Psychology 2205 - Behavioural Neuroscience

This was a new unit in 2007, created as part of the Psychology course restructure.

The unit title, Behavioural Neuroscience, is a bit misleading. Most of the lecture material does cover psychological neuroscience, focusing on perception (particularly pain, aural and visual). If you don't understand the stuff that DaveVanValkenburg says in the first few lectures, don't panic, it's totally unexaminable (though interesting). However, there is also some methods material thrown in (similar to what was taught in PsychologyPSYC2203 in 2006) - psychophysics and signal detection.

Finally, the bulk of the tutes and the in-semester assessment centres around the scientific literature. In the first few weeks, you start by reading and discussing a couple of papers which are poor science and/or confusing. Then, you select your advanced topic.

The advanced topic is something that you need to read at least a dozen papers on by the end of the semester, so pick something interesting. It's important that it's linked to neuroscience and/or perception, so pick something interesting and let your tutor tell you if it's a bad idea. It might be a good plan to actually have two or three topics for the initial approval in about week five.

From your advanced topic, you are required to derive four things:

  • a preliminary approval from your tutor - have a couple of papers on hand and a general idea of the direction you want to go
  • a topic report - a magazine article-style overview of the topic (3-5 references required)
  • a 15 minute oral presentation on the topic
  • the behemoth, a 2400-word literature review, with 12-15 contemporary references

The lit review is the hardest part, and you can't read too many papers.
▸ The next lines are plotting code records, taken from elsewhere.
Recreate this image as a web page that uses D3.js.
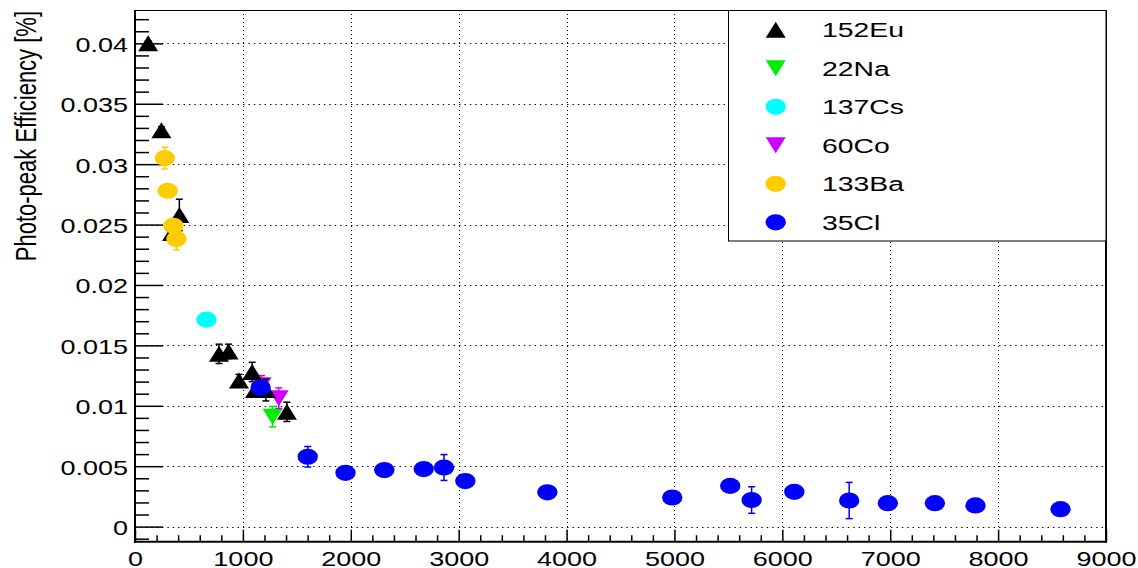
<!DOCTYPE html>
<html>
<head>
<meta charset="utf-8">
<script src="https://cdn.jsdelivr.net/npm/d3@7/dist/d3.min.js"></script>
<style>
  html, body { margin: 0; padding: 0; background: #fff; }
  svg { display: block; font-family: "Liberation Sans", Arial, Helvetica, sans-serif; }
</style>
</head>
<body>
<svg id="chart" width="1138" height="568"></svg>
<script>
// Photo-peak efficiency vs gamma energy (keV) for several calibration sources

const eu152Energy = [121.8, 244.7, 344.3, 411.1, 778.9, 867.4, 964.1, 1085.8, 1112.1, 1212.9, 1408.0];
const eu152Eff    = [0.0400, 0.0328, 0.0243, 0.0258, 0.0143, 0.0145, 0.0121, 0.0128, 0.0113, 0.0113, 0.0095];
const eu152Err    = [0.0002, 0.0003, 0.0005, 0.0013, 0.0008, 0.0006, 0.0005, 0.0008, 0.0005, 0.0009, 0.0008];

const na22Energy = [1274.5];
const na22Eff    = [0.0091];
const na22Err    = [0.00085];

const cs137Energy = [661.7];
const cs137Eff    = [0.01713];
const cs137Err    = [0.0003];

const co60Energy = [1173.2, 1332.5];
const co60Eff    = [0.0117, 0.01063];
const co60Err    = [0.0008, 0.00085];

const ba133Energy = [276.4, 302.9, 356.0, 383.8];
const ba133Eff    = [0.0305, 0.0278, 0.0249, 0.0238];
const ba133Err    = [0.0009, 0.0004, 0.0004, 0.0009];

const cl35Energy = [1164.9, 1601.1, 1951.1, 2311, 2676, 2863.8, 3061.8, 3822, 4979.7, 5517.1, 5715.2, 6110.8, 6619.6, 6977.8, 7413.9, 7790.3, 8578.6];
const cl35Eff    = [0.01151, 0.00578, 0.00445, 0.00468, 0.00476, 0.00489, 0.00377, 0.00284, 0.00241, 0.00337, 0.0022, 0.00288, 0.00216, 0.00194, 0.00194, 0.00175, 0.00144];
const cl35Err    = [0.0003, 0.00085, 0.0003, 0.0003, 0.0003, 0.00107, 0.0003, 0.0003, 0.0004, 0.0003, 0.0011, 0.0003, 0.0015, 0.0003, 0.0003, 0.0003, 0.0003];

const xTickValues = [0, 1000, 2000, 3000, 4000, 5000, 6000, 7000, 8000, 9000];
const xTickLabels = ["0", "1000", "2000", "3000", "4000", "5000", "6000", "7000", "8000", "9000"];
const yTickValues = [0, 0.005, 0.01, 0.015, 0.02, 0.025, 0.03, 0.035, 0.04];
const yTickLabels = ["0", "0.005", "0.01", "0.015", "0.02", "0.025", "0.03", "0.035", "0.04"];
const yTitle = "Photo-peak Efficiency [%]";

// Series, in legend order; drawOrder controls stacking of overlapping markers
const series = [
  { name: "152Eu", energy: eu152Energy, eff: eu152Eff, err: eu152Err, color: "#000000", shape: "up",     drawOrder: 2 },
  { name: "22Na",  energy: na22Energy,  eff: na22Eff,  err: na22Err,  color: "#00ee00", shape: "down",   drawOrder: 0 },
  { name: "137Cs", energy: cs137Energy, eff: cs137Eff, err: cs137Err, color: "#00ffff", shape: "circle", drawOrder: 3 },
  { name: "60Co",  energy: co60Energy,  eff: co60Eff,  err: co60Err,  color: "#cc00ff", shape: "down",   drawOrder: 1 },
  { name: "133Ba", energy: ba133Energy, eff: ba133Eff, err: ba133Err, color: "#ffcc00", shape: "circle", drawOrder: 4 },
  { name: "35Cl",  energy: cl35Energy,  eff: cl35Eff,  err: cl35Err,  color: "#0000ff", shape: "circle", drawOrder: 5 }
];

// Geometry
const frame = { left: 135, right: 1106, top: 10, bottom: 541.7 };
const stretch = 1.35;   // horizontal text stretch

const x = d3.scaleLinear().domain([0, 9000]).range([frame.left, frame.right]);
const y = d3.scaleLinear().domain([-0.00125, 0.04276]).range([frame.bottom, frame.top]);

const svg = d3.select("#chart");

// Grid (dotted, at major ticks)
const grid = svg.append("g").attr("stroke", "#000").attr("stroke-width", 1).attr("fill", "none");
grid.selectAll("line.hy").data(yTickValues).join("line")
  .attr("x1", frame.left).attr("x2", frame.right)
  .attr("y1", d => Math.round(y(d)) + 0.5).attr("y2", d => Math.round(y(d)) + 0.5)
  .attr("stroke-dasharray", "1.4,4");
grid.selectAll("line.vx").data(xTickValues.filter(v => v > 0 && v < 9000)).join("line")
  .attr("x1", d => Math.round(x(d)) + 0.5).attr("x2", d => Math.round(x(d)) + 0.5)
  .attr("y1", frame.top).attr("y2", frame.bottom)
  .attr("stroke-dasharray", "1,3");

// Minor tick values
const yMinor = d3.range(-1, 43).map(i => i * 0.001).filter(v => Math.abs(v * 200 - Math.round(v * 200)) > 1e-6);
const xMinor = d3.range(0, 46).map(i => i * 200).filter(v => v % 1000 !== 0);

// Y axis (ticks drawn inward)
const yAxisG = svg.append("g").attr("transform", `translate(${frame.left},0)`);
yAxisG.call(d3.axisLeft(y).tickValues(yTickValues)
  .tickFormat((d, i) => yTickLabels[i]).tickSizeInner(-28).tickSizeOuter(0).tickPadding(7));
const yMinorG = svg.append("g").attr("transform", `translate(${frame.left},0)`);
yMinorG.call(d3.axisLeft(y).tickValues(yMinor).tickFormat("").tickSizeInner(-14).tickSizeOuter(0));

// X axis (ticks drawn inward)
const xAxisG = svg.append("g").attr("transform", `translate(0,${frame.bottom})`);
xAxisG.call(d3.axisBottom(x).tickValues(xTickValues)
  .tickFormat((d, i) => xTickLabels[i]).tickSizeInner(-12).tickSizeOuter(0));
const xMinorG = svg.append("g").attr("transform", `translate(0,${frame.bottom})`);
xMinorG.call(d3.axisBottom(x).tickValues(xMinor).tickFormat("").tickSizeInner(-6.5).tickSizeOuter(0));

[yAxisG, yMinorG, xAxisG, xMinorG].forEach(g => {
  g.select(".domain").remove();
  g.selectAll(".tick line").attr("stroke", "#000").attr("stroke-width", 1.5);
});

yAxisG.selectAll(".tick text")
  .attr("x", null).attr("dy", null)
  .attr("transform", `translate(-7,8) scale(${stretch},1)`)
  .attr("font-size", 20).attr("fill", "#000")
  .attr("font-family", "Liberation Sans, Arial, sans-serif");

xAxisG.selectAll(".tick text")
  .attr("y", null).attr("dy", null)
  .attr("transform", `translate(0,23.8) scale(${stretch},1)`)
  .attr("text-anchor", "middle")
  .attr("font-size", 20).attr("fill", "#000")
  .attr("font-family", "Liberation Sans, Arial, sans-serif");

// Frame
const fr = svg.append("g").attr("stroke", "#000").attr("fill", "none");
fr.append("line").attr("x1", frame.left).attr("x2", frame.right).attr("y1", frame.top + 0.5).attr("y2", frame.top + 0.5).attr("stroke-width", 1);
fr.append("line").attr("x1", frame.right).attr("x2", frame.right).attr("y1", frame.top).attr("y2", frame.bottom + 1).attr("stroke-width", 2);
fr.append("line").attr("x1", frame.left).attr("x2", frame.left).attr("y1", frame.top).attr("y2", frame.bottom + 1).attr("stroke-width", 2);
fr.append("line").attr("x1", frame.left - 1).attr("x2", frame.right + 1).attr("y1", frame.bottom).attr("y2", frame.bottom).attr("stroke-width", 2);

// Y title
svg.append("text")
  .attr("transform", `translate(36,11) scale(${stretch},1) rotate(-90)`)
  .attr("text-anchor", "end")
  .attr("font-size", 22)
  .attr("fill", "#000")
  .text(yTitle);

// Marker shapes
const mrx = 10.2, mry = 8.1, trx = 10, trh = 8;
function drawMarker(g, shape, cx, cy, color) {
  if (shape === "circle") {
    g.append("ellipse").attr("cx", cx).attr("cy", cy).attr("rx", mrx).attr("ry", mry).attr("fill", color);
  } else {
    const s = shape === "up" ? 1 : -1;
    const pts = [[cx - trx, cy + s * trh], [cx + trx, cy + s * trh], [cx, cy - s * trh]];
    g.append("polygon").attr("points", pts.map(p => p.join(",")).join(" ")).attr("fill", color);
  }
}

// Points with error bars
const plot = svg.append("g");
series.slice().sort((a, b) => a.drawOrder - b.drawOrder).forEach(s => {
  const g = plot.append("g");
  s.energy.forEach((e, i) => {
    const cx = x(e), cy = y(s.eff[i]);
    const yTop = y(s.eff[i] + s.err[i]), yBot = y(s.eff[i] - s.err[i]);
    g.append("line").attr("x1", cx).attr("x2", cx).attr("y1", yTop).attr("y2", yBot)
      .attr("stroke", s.color).attr("stroke-width", 1.5);
    [yTop, yBot].forEach(yy => g.append("line")
      .attr("x1", cx - 3.5).attr("x2", cx + 3.5).attr("y1", yy).attr("y2", yy)
      .attr("stroke", s.color).attr("stroke-width", 1.5));
  });
  s.energy.forEach((e, i) => drawMarker(g, s.shape, x(e), y(s.eff[i]), s.color));
});

// Legend
const legend = svg.append("g");
legend.append("rect")
  .attr("x", 728.5).attr("y", 10.5).attr("width", 1106 - 728.5).attr("height", 241 - 10.5)
  .attr("fill", "#fff").attr("stroke", "#000").attr("stroke-width", 1);
series.forEach((s, i) => {
  const cy = 29.8 + i * 38.5;
  drawMarker(legend, s.shape, 775.7, cy, s.color);
  legend.append("text")
    .attr("transform", `translate(822,${cy + 7.5}) scale(${stretch},1)`)
    .attr("font-size", 21).attr("fill", "#000")
    .text(s.name);
});
</script>
</body>
</html>
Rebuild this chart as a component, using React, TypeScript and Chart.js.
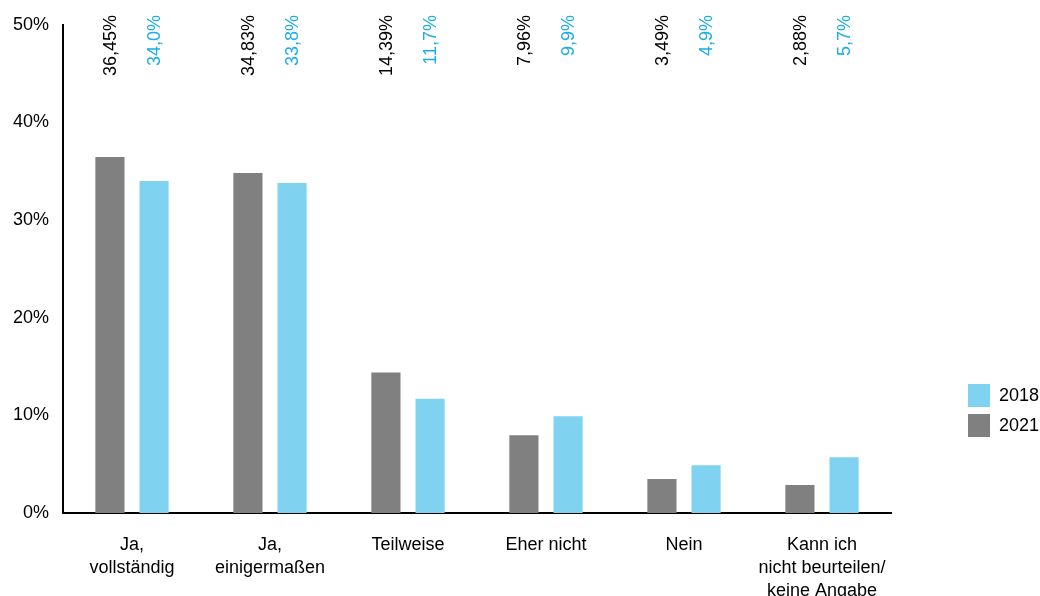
import React, { useEffect, useRef } from "react";
import { Chart, registerables } from "chart.js";

Chart.register(...registerables);

const categories: string[][] = [
  ["Ja,", "vollständig"],
  ["Ja,", "einigermaßen"],
  ["Teilweise"],
  ["Eher nicht"],
  ["Nein"],
  ["Kann ich", "nicht beurteilen/", "keine Angabe"],
];
const values2021 = [36.45, 34.83, 14.39, 7.96, 3.49, 2.88];
const values2018 = [34.0, 33.8, 11.7, 9.9, 4.9, 5.7];
const decimals2021 = 2;
const decimals2018 = 1;
const yTicks = [0, 10, 20, 30, 40, 50];

const GRAY = "#808080";
const LIGHT_BLUE = "#7FD3F0";
const LABEL_BLUE = "#1AADE6";
const FONT = "'Liberation Sans', Arial, sans-serif";

const fmt = (v: number, d: number) => v.toFixed(d).replace(".", ",") + "%";

// Rotated value labels above each bar, anchored near the top of the plot
const valueLabels = {
  id: "valueLabels",
  afterDatasetsDraw(chart: any) {
    const { ctx } = chart;
    const decs = [decimals2021, decimals2018];
    const colors = ["#000000", LABEL_BLUE];
    chart.data.datasets.forEach((ds: any, i: number) => {
      const meta = chart.getDatasetMeta(i);
      meta.data.forEach((bar: any, j: number) => {
        ctx.save();
        ctx.translate(bar.x + 1, 15);
        ctx.rotate(-Math.PI / 2);
        ctx.font = `18px ${FONT}`;
        ctx.fillStyle = colors[i];
        ctx.textAlign = "right";
        ctx.textBaseline = "middle";
        ctx.fillText(fmt(ds.data[j], decs[i]), 0, 0);
        ctx.restore();
      });
    });
  },
};

// Legend on the right, 2018 listed above 2021
const sideLegend = {
  id: "sideLegend",
  afterDraw(chart: any) {
    const { ctx } = chart;
    const items = [...chart.data.datasets].reverse();
    items.forEach((ds: any, i: number) => {
      const y = 384 + i * 30;
      ctx.save();
      ctx.fillStyle = ds.backgroundColor;
      ctx.fillRect(968, y, 22, 23);
      ctx.font = `18px ${FONT}`;
      ctx.fillStyle = "#000000";
      ctx.textAlign = "left";
      ctx.textBaseline = "middle";
      ctx.fillText(ds.label, 999, y + 12);
      ctx.restore();
    });
  },
};

export default function App() {
  const canvasRef = useRef<HTMLCanvasElement>(null);

  useEffect(() => {
    if (!canvasRef.current) return;
    const chart = new Chart(canvasRef.current, {
      type: "bar",
      data: {
        labels: categories,
        datasets: [
          {
            label: "2021",
            data: values2021,
            backgroundColor: GRAY,
            categoryPercentage: 0.64,
            barPercentage: 0.66,
          },
          {
            label: "2018",
            data: values2018,
            backgroundColor: LIGHT_BLUE,
            categoryPercentage: 0.64,
            barPercentage: 0.66,
          },
        ],
      },
      options: {
        animation: false,
        responsive: false,
        maintainAspectRatio: false,
        layout: { padding: { top: 24, right: 149, left: 0, bottom: 0 } },
        plugins: {
          legend: { display: false },
          tooltip: { enabled: false },
        },
        scales: {
          x: {
            grid: { display: false, drawTicks: false },
            border: { color: "#000000", width: 2 },
            ticks: {
              color: "#000000",
              font: { family: FONT, size: 18, lineHeight: 1.27 },
              padding: 21,
              maxRotation: 0,
              autoSkip: false,
            },
            afterFit: (s: any) => {
              s.height = 83;
            },
          },
          y: {
            min: 0,
            max: 50,
            afterBuildTicks: (s: any) => {
              s.ticks = yTicks.map((v) => ({ value: v }));
            },
            grid: { display: false, drawTicks: false },
            border: { color: "#000000", width: 2 },
            ticks: {
              color: "#000000",
              font: { family: FONT, size: 18 },
              padding: 14,
              callback: (v: any) => `${v}%`,
            },
            afterFit: (s: any) => {
              s.width = 63;
            },
          },
        },
      },
      plugins: [valueLabels, sideLegend],
    });
    return () => chart.destroy();
  }, []);

  return (
    <div style={{ position: "fixed", left: 0, top: 0, width: 1040, height: 596, background: "#ffffff" }}>
      <canvas ref={canvasRef} width={1040} height={596} />
    </div>
  );
}
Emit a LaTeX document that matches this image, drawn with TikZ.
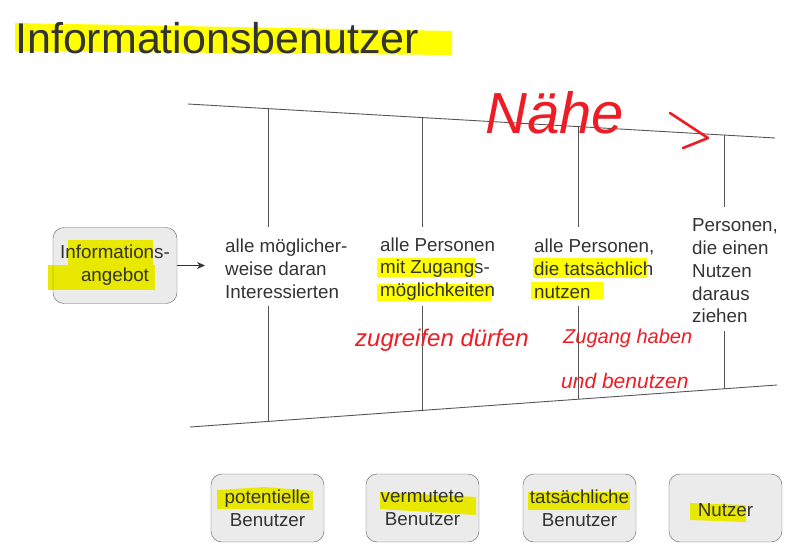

Try not to fall into the trap of writing a recap of everything the papers have written - you actually need to analyse them.

The library only had one copy of the major textbook (Mather), so buy a copy because the readings are apparently really important.

Classes are light on - two lectures and a two-hour lab most weeks.

The exam sticks word-for-word to the unit syllabus, use this to direct your revision.

Overall, this unit is well taught and a useful learning exercise. Like most second-year units, the workload is higher and the material is a bit more challenging.